Les deux auteurs commencent par dresser un état des lieux de cette « ère du chaos », où toutes les certitudes sont bousculées. Croissance, rentabilité, investissement, trésorerie ne sont plus les piliers du modèle économique. Dans cet univers incertain, beaucoup d’entreprises mordent la poussière, même les mastodontes.

On peut citer Kodak, Virgin Megastore, ou encore Pan American Airlines (Pan Am), tombée au début des années 1990 car elle n’a pas su s’adapter à la déréglementation du marché américain. Ne jurant que pas les vols long courriers, elle a laissé la place aux entreprises turbulentes du low-cost. « S’il y a une leçon à tirer de cette accélération de l’histoire, c’est que l’innovation permanente est devenue un impératif absolu pour espérer survivre ».

Apple l’a compris, qui a déjà commercialisé douze modèles successifs d’iPhone depuis 2007. « Plus que jamais, il est interdit de s’endormir sur son succès. Le monde pourrait avoir changé au réveil ».

Concurrencées, déroutées, les entreprises doivent revoir leurs modèles et se réinventer, depuis leur pilotage jusqu’à la gestion des ressources humaines en passant par l’organisation ainsi que les process de création et d’innovation.

Oubliée la rentabilité !

Première pensée dominante à revoir selon les auteurs : la rentabilité. Pour eux, la valeur ajoutée collective doit désormais précéder la valeur produite, jusque « s’il le fallait, à constater la fin du capital ! »

La nouvelle économie prouve, en effet, que des pans entiers du numérique échappent aux logiques économiques classiques. Concevoir un produit génial et avoir une productivité proche du néant, être évalué à plusieurs milliards de dollars et ne produire que des pertes est possible, c’est ce que montre l’exemple de Snapchat. Récemment valorisée à 10 milliards de dollars, l’application de messagerie dite « fantôme » ne génère quasiment aucun revenu.

Les auteurs avancent ensuite un ensemble de solutions pour réinventer l’entreprise : produire de l’inédit, accepter l’erreur, mais aussi changer la communication. Exit la pub et son cortège de techniques marketing éculées, place à « la communication, la vraie », celle qui crée du lien et accompagne les transformations.

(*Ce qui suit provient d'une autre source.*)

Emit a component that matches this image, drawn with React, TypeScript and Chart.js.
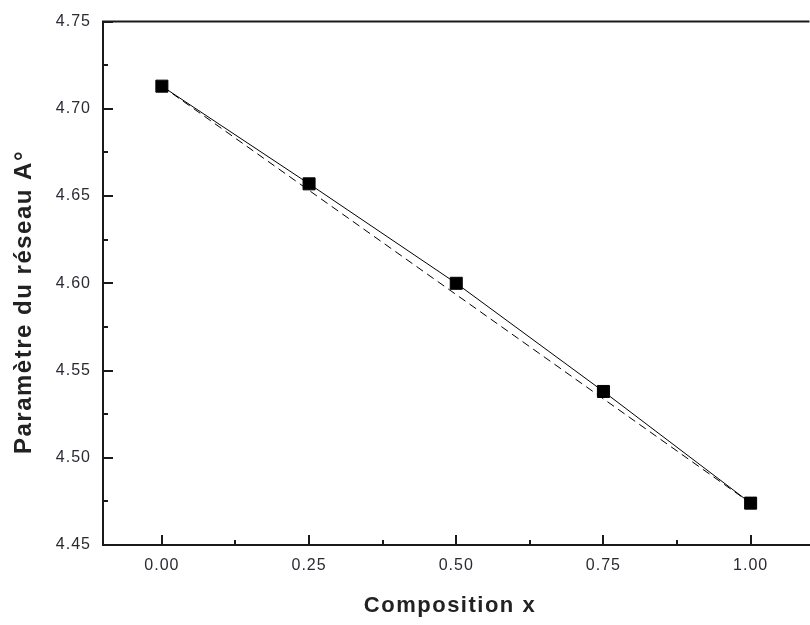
import React, { useEffect, useRef } from "react";
import { Chart, registerables } from "chart.js";

Chart.register(...registerables);

const compositionX = [0, 0.25, 0.5, 0.75, 1.0];
const latticeParam = [4.713, 4.657, 4.6, 4.538, 4.474];
const vegardX = [0, 1.0];
const vegardY = [4.713, 4.474];
const xTickValues = [0, 0.25, 0.5, 0.75, 1.0];
const xMinorTicks = [0.125, 0.375, 0.625, 0.875];
const yTickValues = [4.45, 4.5, 4.55, 4.6, 4.65, 4.7, 4.75];
const yMinorTicks = [4.475, 4.525, 4.575, 4.625, 4.675, 4.725];
const xTitle = "Composition x";
const yTitle = "Paramètre du réseau A°";

const FONT = "'Liberation Sans', Arial, sans-serif";
const INK = "#1a1a1a";

const framePlugin = {
  id: "frame",
  beforeDraw(chart: any) {
    chart.ctx.letterSpacing = "1px";
  },
  afterDraw(chart: any) {
    const { ctx, chartArea, scales } = chart;
    const { left, right, top, bottom } = chartArea;
    ctx.save();
    ctx.strokeStyle = INK;
    ctx.lineWidth = 2;
    ctx.beginPath();
    ctx.moveTo(left - 1, top);
    ctx.lineTo(right, top);
    xTickValues.forEach((v) => {
      const px = Math.round(scales.x.getPixelForValue(v));
      ctx.moveTo(px, bottom);
      ctx.lineTo(px, bottom - 10);
    });
    xMinorTicks.forEach((v) => {
      const px = Math.round(scales.x.getPixelForValue(v));
      ctx.moveTo(px, bottom);
      ctx.lineTo(px, bottom - 5);
    });
    yTickValues.forEach((v) => {
      const py = Math.round(scales.y.getPixelForValue(v));
      ctx.moveTo(left, py);
      ctx.lineTo(left + 10, py);
    });
    yMinorTicks.forEach((v) => {
      const py = Math.round(scales.y.getPixelForValue(v));
      ctx.moveTo(left, py);
      ctx.lineTo(left + 5, py);
    });
    ctx.stroke();

    ctx.letterSpacing = "1.5px";
    ctx.fillStyle = "#222";
    ctx.textAlign = "center";
    ctx.textBaseline = "middle";
    ctx.font = `bold 22px ${FONT}`;
    ctx.fillText(xTitle, 450, 606);
    ctx.translate(24, 302);
    ctx.rotate(-Math.PI / 2);
    ctx.font = `bold 24px ${FONT}`;
    ctx.fillText(yTitle, 0, 0);
    ctx.restore();
  },
};

export default function App() {
  const canvasRef = useRef<HTMLCanvasElement | null>(null);

  useEffect(() => {
    const canvas = canvasRef.current;
    if (!canvas) return;
    const chart = new Chart(canvas, {
      type: "scatter",
      data: {
        datasets: [
          {
            label: "Paramètre",
            data: compositionX.map((x, i) => ({ x, y: latticeParam[i] })),
            showLine: true,
            borderColor: "#000",
            borderWidth: 1,
            backgroundColor: "#000",
            pointStyle: "rect",
            pointRadius: 8.5,
            pointBorderWidth: 1,
            pointBorderColor: "#000",
            pointBackgroundColor: "#000",
          },
          {
            label: "Vegard",
            data: vegardX.map((x, i) => ({ x, y: vegardY[i] })),
            showLine: true,
            borderColor: "#000",
            borderWidth: 1,
            borderDash: [8, 5],
            pointRadius: 0,
          },
        ],
      },
      options: {
        animation: false,
        responsive: false,
        layout: { padding: { top: 19, left: 0, right: 0, bottom: 0 } },
        plugins: {
          legend: { display: false },
          tooltip: { enabled: false },
        },
        scales: {
          x: {
            type: "linear",
            min: -0.1,
            max: 1.1,
            afterBuildTicks: (s: any) => {
              s.ticks = xTickValues.map((v) => ({ value: v }));
            },
            afterFit: (s: any) => {
              s.height = 80;
            },
            ticks: {
              callback: (v: any) => Number(v).toFixed(2),
              font: { family: FONT, size: 16 },
              color: "#2a2a33",
              padding: 11,
              autoSkip: false,
              maxRotation: 0,
            },
            grid: { display: false, drawTicks: false },
            border: { display: true, color: INK, width: 2 },
          },
          y: {
            type: "linear",
            min: 4.45,
            max: 4.75,
            afterBuildTicks: (s: any) => {
              s.ticks = yTickValues.map((v) => ({ value: v }));
            },
            afterFit: (s: any) => {
              s.width = 103;
            },
            ticks: {
              callback: (v: any) => Number(v).toFixed(2),
              font: { family: FONT, size: 16 },
              color: "#2a2a33",
              padding: 12,
              autoSkip: false,
            },
            grid: { display: false, drawTicks: false },
            border: { display: true, color: INK, width: 2 },
          },
        },
      },
      plugins: [framePlugin],
    });
    return () => chart.destroy();
  }, []);

  return (
    <div
      style={{
        position: "fixed",
        left: 0,
        top: 0,
        width: 810,
        height: 625,
        overflow: "hidden",
        background: "#fff",
      }}
    >
      <canvas
        ref={canvasRef}
        width={819}
        height={625}
        style={{ width: 819, height: 625, display: "block" }}
      />
    </div>
  );
}
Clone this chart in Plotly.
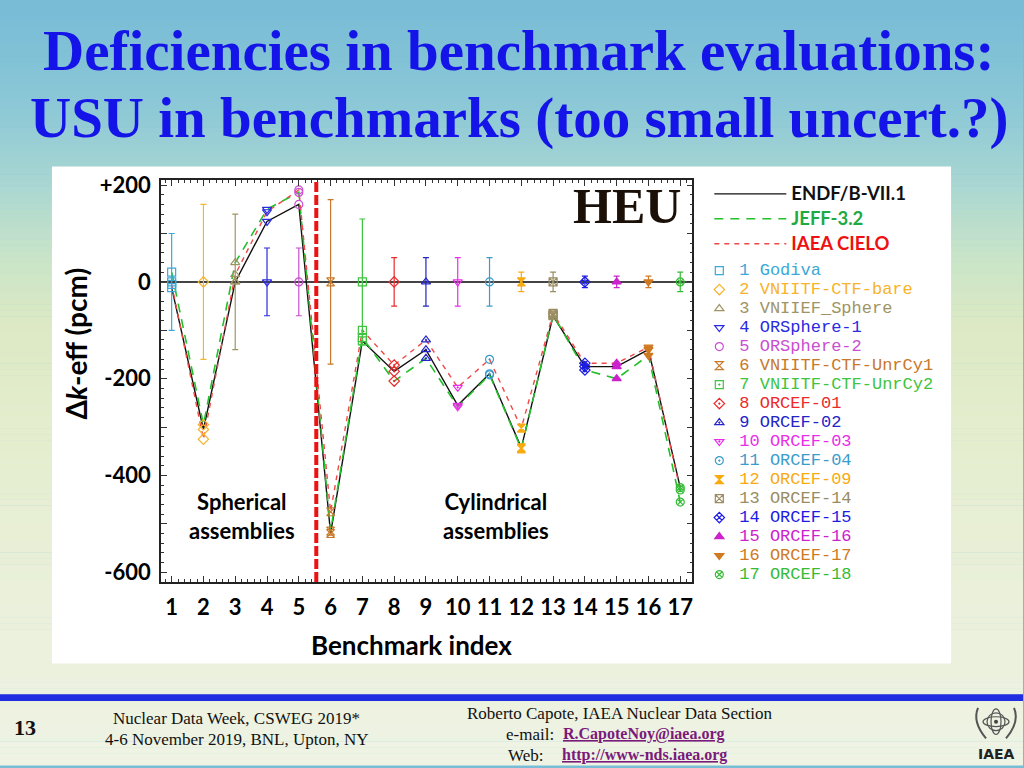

Un exemple ? Lorsqu’en en 1910 Michelin lance le fameux Guide Rouge, la marque ne fait pas l’apologie du pneumatique. Elle se concentre sur ce qui fera bouger le Français : la gourmandise, qui transformera les citoyens en consommateurs de pneumatiques. « Michelin est devenue une marque iconique parce qu’elle a su construire une conversation avec ses publics et lecteurs ».

Les solutions, parfois un peu trop abstraites, sont nombreuses, et bouleversent véritablement le fonctionnement des entreprises. Mais une chose est certaine : « en changeant profondément organisations, comportements et système de communication, l’entreprise d’aujourd’hui peut sans difficulté affronter la complexité d’un monde parfois déroutant ».

Entreprises. Muter ou périr face à l’ubérisation du monde, de Denis Marquet et Edouard Rencker (l’Archipel, 192 pages, 18 euros).